WebTailBench supports objective evaluation through goal-oriented tasks and a verification system aligned with human judgment. It also addresses task complexity through multi-step and cross-site challenges. The benchmark is designed for reproducible evaluations and is released together with its verification tools.

Running Fara-7B to Automate Computer Tasks

Training this 7-billion-parameter model required 64 H100 GPUs and 2.5 days. However, this article does not explain how to train Fara-7B from scratch. Instead, it shows how to run the model with Magnetic-UI, where a single H100 GPU server is sufficient.

Start by setting up a GPU-enabled server.

After the server is ready, copy the public IPv4 credentials and connect to it through SSH from your preferred code editor.

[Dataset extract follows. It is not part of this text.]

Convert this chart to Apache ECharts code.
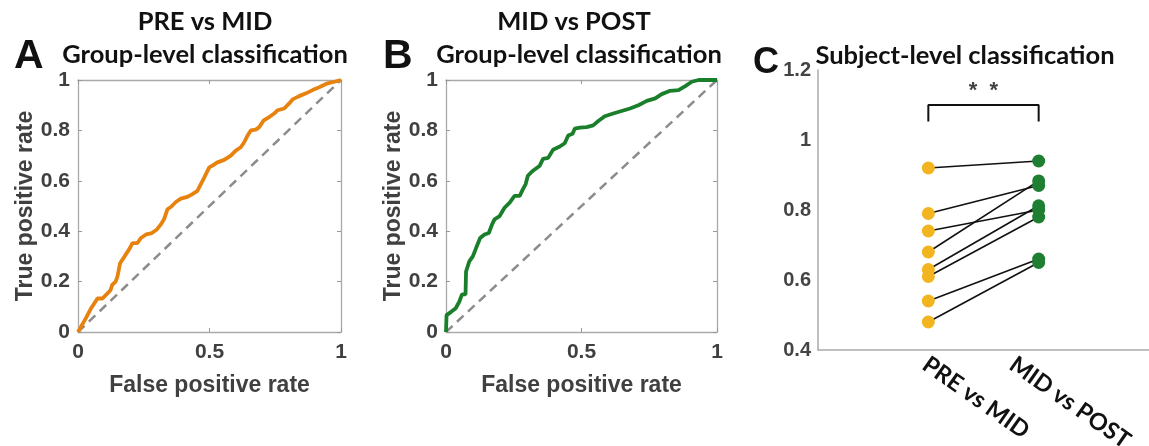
<!DOCTYPE html>
<html>
<head>
<meta charset="utf-8">
<script src="https://cdn.jsdelivr.net/npm/echarts@6/dist/echarts.min.js"></script>
<style>
  html, body { margin: 0; padding: 0; background: #fff; }
  #main { width: 1149px; height: 446px; }
</style>
</head>
<body>
<div id="main"></div>
<script>
// panel A: PRE vs MID ROC (false positive rate, true positive rate)
var rocPreMidFpr = [0, 0.029, 0.048, 0.074, 0.093, 0.112, 0.124, 0.13, 0.143, 0.15, 0.16, 0.169, 0.181, 0.194, 0.207, 0.226, 0.239, 0.259, 0.278, 0.3, 0.315, 0.327, 0.34, 0.353, 0.372, 0.391, 0.416, 0.435, 0.454, 0.467, 0.48, 0.499, 0.511, 0.53, 0.556, 0.581, 0.6, 0.619, 0.632, 0.645, 0.657, 0.676, 0.689, 0.706, 0.727, 0.746, 0.759, 0.784, 0.803, 0.816, 0.841, 0.867, 0.892, 0.917, 0.949, 0.975, 1];
var rocPreMidTpr = [0, 0.053, 0.091, 0.133, 0.133, 0.153, 0.167, 0.187, 0.2, 0.22, 0.273, 0.287, 0.307, 0.327, 0.353, 0.353, 0.373, 0.387, 0.391, 0.407, 0.427, 0.447, 0.487, 0.496, 0.516, 0.529, 0.536, 0.547, 0.56, 0.587, 0.613, 0.653, 0.66, 0.673, 0.683, 0.7, 0.72, 0.733, 0.753, 0.78, 0.8, 0.803, 0.813, 0.84, 0.853, 0.867, 0.88, 0.887, 0.907, 0.923, 0.936, 0.947, 0.96, 0.971, 0.987, 0.993, 1];

// panel B: MID vs POST ROC
var rocMidPostFpr = [0, 0.002, 0.019, 0.035, 0.049, 0.059, 0.072, 0.074, 0.086, 0.099, 0.111, 0.126, 0.142, 0.158, 0.17, 0.179, 0.198, 0.216, 0.235, 0.253, 0.272, 0.284, 0.294, 0.302, 0.321, 0.346, 0.358, 0.377, 0.395, 0.42, 0.438, 0.451, 0.467, 0.475, 0.494, 0.519, 0.543, 0.562, 0.586, 0.617, 0.648, 0.679, 0.71, 0.741, 0.772, 0.796, 0.827, 0.858, 0.883, 0.907, 0.932, 1];
var rocMidPostTpr = [0, 0.067, 0.08, 0.093, 0.12, 0.149, 0.149, 0.24, 0.28, 0.3, 0.333, 0.373, 0.387, 0.393, 0.427, 0.447, 0.46, 0.493, 0.513, 0.54, 0.54, 0.567, 0.587, 0.62, 0.64, 0.66, 0.687, 0.691, 0.723, 0.736, 0.749, 0.78, 0.787, 0.807, 0.811, 0.813, 0.82, 0.837, 0.856, 0.867, 0.877, 0.887, 0.9, 0.917, 0.927, 0.944, 0.957, 0.96, 0.976, 0.993, 1, 1];

// panel C: subject-level accuracy, paired by subject
var subjCategories = ["PRE vs MID", "MID vs POST"];
var subjPreMid = [0.92, 0.79, 0.74, 0.68, 0.63, 0.61, 0.54, 0.48];
var subjMidPost = [0.94, 0.87, 0.80, 0.883, 0.812, 0.78, 0.66, 0.65];

function zip(a, b) {
  var out = [];
  for (var i = 0; i < a.length; i++) out.push([a[i], b[i]]);
  return out;
}

var titleFont = "Lato, 'Open Sans', sans-serif";
var tickFont = "'Liberation Sans', Arial, sans-serif";

// box-style axes like matlab: labels on left/bottom, plain lines + inner ticks on top/right
function rocAxes(gridIndex) {
  var lab = { fontSize: 21, fontWeight: "bold", color: "#404040", fontFamily: tickFont };
  var tick = { show: true, inside: true, length: 4, lineStyle: { color: "#999" } };
  var line = { show: true, onZero: false, lineStyle: { color: "#aaa", width: 1.3 } };
  var nameStyle = { fontSize: 23, fontWeight: "bold", color: "#404040", fontFamily: tickFont };
  return {
    x: [
      { gridIndex: gridIndex, type: "value", min: 0, max: 1, interval: 0.5, position: "bottom",
        axisLine: line, axisTick: tick, splitLine: { show: false },
        axisLabel: Object.assign({ margin: 10, formatter: function (v) { return String(v); } }, lab),
        name: "False positive rate", nameLocation: "middle", nameGap: 42, nameTextStyle: nameStyle },
      { gridIndex: gridIndex, type: "value", min: 0, max: 1, interval: 0.5, position: "top",
        axisLine: line, axisTick: tick, splitLine: { show: false }, axisLabel: { show: false } }
    ],
    y: [
      { gridIndex: gridIndex, type: "value", min: 0, max: 1, interval: 0.2, position: "left",
        axisLine: line, axisTick: tick, splitLine: { show: false },
        axisLabel: Object.assign({ margin: 8, formatter: function (v) { return String(+v.toFixed(1)); } }, lab),
        name: "True positive rate", nameLocation: "middle", nameGap: 41, nameRotate: 90, nameTextStyle: nameStyle },
      { gridIndex: gridIndex, type: "value", min: 0, max: 1, interval: 0.2, position: "right",
        axisLine: line, axisTick: tick, splitLine: { show: false }, axisLabel: { show: false } }
    ]
  };
}

var axA = rocAxes(0), axB = rocAxes(1);

var series = [
  { type: "line", xAxisIndex: 0, yAxisIndex: 0, data: [[0, 0], [1, 1]], symbol: "none",
    lineStyle: { color: "#8c8c8c", width: 2.5, type: [9, 6] }, z: 2 },
  { type: "line", xAxisIndex: 0, yAxisIndex: 0, data: zip(rocPreMidFpr, rocPreMidTpr), symbol: "none",
    lineStyle: { color: "#e8820f", width: 3.8 }, z: 3 },
  { type: "line", xAxisIndex: 2, yAxisIndex: 2, data: [[0, 0], [1, 1]], symbol: "none",
    lineStyle: { color: "#8c8c8c", width: 2.5, type: [9, 6] }, z: 2 },
  { type: "line", xAxisIndex: 2, yAxisIndex: 2, data: zip(rocMidPostFpr, rocMidPostTpr), symbol: "none",
    lineStyle: { color: "#1a7f2b", width: 3.8 }, z: 3 }
];

// paired lines for panel C
for (var i = 0; i < subjPreMid.length; i++) {
  series.push({ type: "line", xAxisIndex: 4, yAxisIndex: 4, data: [[1, subjPreMid[i]], [2, subjMidPost[i]]],
    symbol: "none", lineStyle: { color: "#111", width: 1.6 }, z: 2, silent: true });
}
series.push({ type: "scatter", xAxisIndex: 4, yAxisIndex: 4, symbolSize: 13,
  data: subjPreMid.map(function (v) { return [1, v]; }), itemStyle: { color: "#f2b51f", opacity: 1 }, z: 4 });
series.push({ type: "scatter", xAxisIndex: 4, yAxisIndex: 4, symbolSize: 13,
  data: subjMidPost.map(function (v) { return [2, v]; }), itemStyle: { color: "#1e7f32", opacity: 1 }, z: 4 });
// significance bracket
series.push({ type: "line", xAxisIndex: 4, yAxisIndex: 4, data: [[1, 1.053], [1, 1.1], [2, 1.1], [2, 1.053]],
  symbol: "none", lineStyle: { color: "#111", width: 2 }, z: 3 });
series.push({ type: "scatter", xAxisIndex: 4, yAxisIndex: 4, data: [[1.5, 1.14]], symbolSize: 0,
  label: { show: true, formatter: "*  *", fontSize: 22, fontWeight: "bold", color: "#111", position: "inside",
    fontFamily: tickFont } });

var bigTitle = { fontSize: 25.5, fontWeight: "bold", color: "#111", fontFamily: titleFont };

var option = {
  animation: false,
  grid: [
    { left: 78, top: 80, width: 263, height: 252, outerBoundsMode: "none" },
    { left: 446, top: 80, width: 271, height: 252, outerBoundsMode: "none" },
    { left: 818, top: 70, width: 331, height: 280, outerBoundsMode: "none" }
  ],
  title: [
    { text: "PRE vs MID", left: 200, top: 4, textAlign: "center", textStyle: bigTitle },
    { text: "Group-level classification", left: 200, top: 37, textAlign: "center", textStyle: bigTitle },
    { text: "MID vs POST", left: 569, top: 4, textAlign: "center", textStyle: bigTitle },
    { text: "Group-level classification", left: 574, top: 37, textAlign: "center", textStyle: bigTitle },
    { text: "Subject-level classification", left: 960, top: 38, textAlign: "center", textStyle: bigTitle },
    { text: "A", left: 9, top: 31, textStyle: { fontSize: 41, fontWeight: "bold", color: "#111", fontFamily: tickFont } },
    { text: "B", left: 378, top: 31, textStyle: { fontSize: 41, fontWeight: "bold", color: "#111", fontFamily: tickFont } },
    { text: "C", left: 748, top: 40, textStyle: { fontSize: 36, fontWeight: "bold", color: "#111", fontFamily: tickFont } }
  ],
  xAxis: axA.x.concat(axB.x).concat([
    // data axis for panel C (categories sit at 1 and 2)
    { gridIndex: 2, type: "value", min: 0, max: 3, interval: 1, position: "bottom",
      axisLine: { show: true, onZero: false, lineStyle: { color: "#aaa", width: 1.5 } }, axisTick: { show: false },
      splitLine: { show: false }, axisLabel: { show: false } },
    // label-only axis: matlab places the rotated labels slightly left of the markers
    { gridIndex: 2, type: "value", min: -0.23, max: 3.575, position: "bottom",
      axisLine: { show: false }, axisTick: { show: false }, splitLine: { show: false },
      axisLabel: { customValues: [1, 2], rotate: -35, margin: 12, fontSize: 23.5, fontWeight: "bold",
        color: "#111", fontFamily: titleFont,
        formatter: function (v) { return subjCategories[Math.round(v) - 1] || ""; } } }
  ]),
  yAxis: axA.y.concat(axB.y).concat([
    { gridIndex: 2, type: "value", min: 0.4, max: 1.2, interval: 0.2, position: "left",
      axisLine: { show: true, onZero: false, lineStyle: { color: "#aaa", width: 1.5 } }, axisTick: { show: false },
      splitLine: { show: false },
      axisLabel: { margin: 7, fontSize: 20, fontWeight: "bold", color: "#444", fontFamily: tickFont,
        formatter: function (v) { return String(+v.toFixed(1)); } } }
  ]),
  series: series
};

var chart = echarts.init(document.getElementById("main"));
chart.setOption(option);
</script>
</body>
</html>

In the terminal, run the following commands:

python3 -m venv .venv
source .venv/bin/activate
pip install magentic-ui[fara]
vllm serve "microsoft/Fara-7B" --port 5001 --dtype auto

In your code editor, create a file named fara_config.yaml and paste the following configuration:

model_config_local_surfer: &client_surfer
  provider: OpenAIChatCompletionClient
  config:
    model: "microsoft/Fara-7B"
    base_url: http://localhost:5001/v1
    api_key: not-needed
    model_info:
      vision: true
      function_calling: true
      json_output: false
      family: "unknown" 
      structured_output: false
      multiple_system_messages: false

orchestrator_client: *client_surfer
coder_client: *client_surfer
web_surfer_client: *client_surfer
file_surfer_client: *client_surfer
action_guard_client: *client_surfer
model_client: *client_surfer

Then start Magnetic-UI with the Fara agent:

magentic-ui --fara --port 8081 --config fara_config.yaml 

Fara-7B produced the exact correct answer.

Final Thoughts

Fara-7B is an impressive model. High-quality synthetic data at scale can effectively address the data scarcity problem that has slowed the development of Computer Use Agents. This 7-billion-parameter model understands the world through screenshots and can complete complex, multi-step web tasks with state-of-the-art accuracy, giving it significant potential.

It will be interesting to see how progress in related areas of AI research, including computer use, code generation, inference optimization, and other active fields, influences adoption across scalable and high-impact products and use cases.